- **The problem**: Omit pictures and quote the listing below line by line, from its start through the line that holds "const LINE_W = 3.5;".

>> BEGIN Material

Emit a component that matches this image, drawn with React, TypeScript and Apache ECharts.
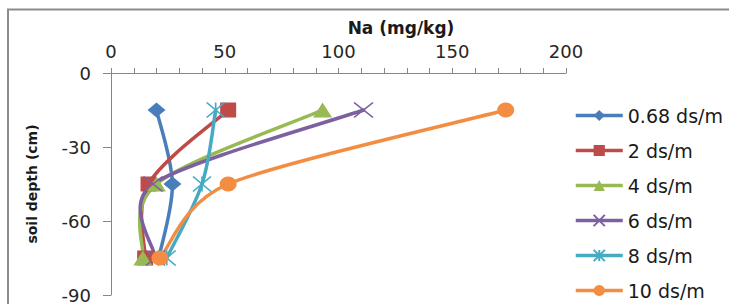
import React, { useEffect, useRef } from "react";
import * as echarts from "echarts";

const depths = [-15, -45, -75];
const seriesNames = ["0.68 ds/m", "2 ds/m", "4 ds/m", "6 ds/m", "8 ds/m", "10 ds/m"];
const na068 = [20, 27, 21];
const na2 = [51.5, 16.5, 15];
const na4 = [93, 20, 14];
const na6 = [111, 18.5, 19.5];
const na8 = [46, 40, 24.5];
const na10 = [173.5, 51.5, 21.5];
const xTicks = [0, 50, 100, 150, 200];
const yTicks = [0, -30, -60, -90];

const allValues = [na068, na2, na4, na6, na8, na10];
const colors = ["#4A7EBB", "#BE4B48", "#98B954", "#7D60A0", "#46AAC5", "#F38D42"];
const symbols = [
  "diamond",
  "rect",
  "triangle",
  "path://M0,0L10,10M10,0L0,10",
  "path://M5,0L5,10M0,0L10,10M10,0L0,10",
  "circle",
];
const symbolSizes = [
  [18, 15],
  [16, 15],
  [19, 15],
  [19, 15],
  [18, 15],
  [17, 15],
];

const FONT = "DejaVu Sans";
const LINE_W = 3.5;

// Excel-like smoothing control point
function ctrl(pts: number[][], k: number, dir: number): number[] {
  const n = pts.length;
  const cur = pts[k];
  const prev = pts[Math.max(k - 1, 0)];
  const next = pts[Math.min(k + 1, n - 1)];
  const vx = next[0] - prev[0];
  const vy = next[1] - prev[1];
  const d02 = Math.hypot(vx, vy);
  if (d02 === 0) return cur;
  const d01 = Math.hypot(cur[0] - prev[0], cur[1] - prev[1]);
  const d12 = Math.hypot(next[0] - cur[0], next[1] - cur[1]);
  let len = d02 / 6;
  [d01, d12].forEach((d) => {
    if (d > 0) len = Math.min(len, d / 2);
  });
  return [cur[0] + (dir * vx * len) / d02, cur[1] + (dir * vy * len) / d02];
}

function curveSeries(vals: number[], color: string, idx: number) {
  return {
    type: "custom",
    name: "curve" + idx,
    coordinateSystem: "cartesian2d",
    silent: true,
    z: 2,
    clip: false,
    data: vals.map((v, j) => [v, depths[j]]),
    renderItem: (params: any, api: any) => {
      const i = params.dataIndex;
      if (i >= vals.length - 1) return null;
      const pts = vals.map((v, j) => api.coord([v, depths[j]]));
      const a = pts[i];
      const b = pts[i + 1];
      const c1 = ctrl(pts, i, 1);
      const c2 = ctrl(pts, i + 1, -1);
      return {
        type: "bezierCurve",
        shape: {
          x1: a[0],
          y1: a[1],
          x2: b[0],
          y2: b[1],
          cpx1: c1[0],
          cpy1: c1[1],
          cpx2: c2[0],
          cpy2: c2[1],
        },
        style: { stroke: color, lineWidth: LINE_W, fill: "none", lineCap: "round" },
      };
    },
  };
}

export default function App() {
  const ref = useRef<HTMLDivElement>(null);
  useEffect(() => {
    if (!ref.current) return;
    const chart = echarts.init(ref.current, null, { renderer: "svg" });
    const curves = allValues.map((vals, i) => curveSeries(vals, colors[i], i));
    const markers = allValues.map((vals, i) => {
      const stroked = i === 3 || i === 4;
      return {
        name: seriesNames[i],
        type: "line",
        z: 3,
        data: vals.map((v, j) => [v, depths[j]]),
        symbol: symbols[i],
        symbolSize: symbolSizes[i],
        lineStyle: { color: colors[i], width: LINE_W, opacity: 0 },
        itemStyle: stroked
          ? { color: colors[i], borderColor: colors[i], borderWidth: 1.5 }
          : { color: colors[i], borderWidth: 0 },
      };
    });
    chart.setOption({
      animation: false,
      grid: { left: 111, right: 163, top: 73, bottom: 9, containLabel: false },
      xAxis: {
        type: "value",
        position: "top",
        min: xTicks[0],
        max: xTicks[xTicks.length - 1],
        interval: 50,
        axisLine: { show: true, lineStyle: { color: "#868686", width: 1 } },
        axisTick: { show: true, length: 5, lineStyle: { color: "#868686" } },
        minorTick: { show: true, splitNumber: 5, length: 5, lineStyle: { color: "#868686" } },
        splitLine: { show: false },
        axisLabel: { color: "#262626", fontFamily: FONT, fontSize: 18, margin: 13 },
      },
      yAxis: {
        type: "value",
        min: yTicks[yTicks.length - 1],
        max: yTicks[0],
        interval: 30,
        name: "soil depth (cm)",
        nameLocation: "middle",
        nameGap: 72,
        nameTextStyle: { fontFamily: FONT, fontWeight: "bold", fontSize: 14, color: "#1a1a1a" },
        axisLine: { show: true, lineStyle: { color: "#868686", width: 1 } },
        axisTick: { show: true, length: 8, lineStyle: { color: "#868686" } },
        splitLine: { show: false },
        axisLabel: { color: "#262626", fontFamily: FONT, fontSize: 18, margin: 20 },
      },
      legend: {
        orient: "vertical",
        left: 569,
        top: 101,
        height: 210,
        itemWidth: 47,
        itemHeight: 14,
        itemGap: 16,
        data: seriesNames,
        lineStyle: { width: LINE_W, opacity: 1 },
        textStyle: { fontFamily: FONT, fontSize: 19, color: "#1a1a1a" },
      },
      graphic: [
        {
          type: "rect",
          shape: { x: 8, y: 9.5, width: 760, height: 340 },
          style: { fill: "none", stroke: "#8c8c8c", lineWidth: 2 },
          silent: true,
        },
        {
          type: "text",
          x: 401,
          y: 28,
          style: {
            text: "Na (mg/kg)",
            font: `bold 17px "${FONT}"`,
            fill: "#1a1a1a",
            textAlign: "center",
            textVerticalAlign: "middle",
          },
        },
      ],
      series: [...curves, ...markers],
    });
    return () => chart.dispose();
  }, []);
  return (
    <div
      ref={ref}
      style={{ position: "fixed", left: 0, top: 0, width: 729, height: 304, background: "#fff" }}
    />
  );
}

>> END Material

- **Final result**:
Emit a component that matches this image, drawn with React, TypeScript and Apache ECharts.
import React, { useEffect, useRef } from "react";
import * as echarts from "echarts";

const depths = [-15, -45, -75];
const seriesNames = ["0.68 ds/m", "2 ds/m", "4 ds/m", "6 ds/m", "8 ds/m", "10 ds/m"];
const na068 = [20, 27, 21];
const na2 = [51.5, 16.5, 15];
const na4 = [93, 20, 14];
const na6 = [111, 18.5, 19.5];
const na8 = [46, 40, 24.5];
const na10 = [173.5, 51.5, 21.5];
const xTicks = [0, 50, 100, 150, 200];
const yTicks = [0, -30, -60, -90];

const allValues = [na068, na2, na4, na6, na8, na10];
const colors = ["#4A7EBB", "#BE4B48", "#98B954", "#7D60A0", "#46AAC5", "#F38D42"];
const symbols = [
  "diamond",
  "rect",
  "triangle",
  "path://M0,0L10,10M10,0L0,10",
  "path://M5,0L5,10M0,0L10,10M10,0L0,10",
  "circle",
];
const symbolSizes = [
  [18, 15],
  [16, 15],
  [19, 15],
  [19, 15],
  [18, 15],
  [17, 15],
];

const FONT = "DejaVu Sans";
const LINE_W = 3.5;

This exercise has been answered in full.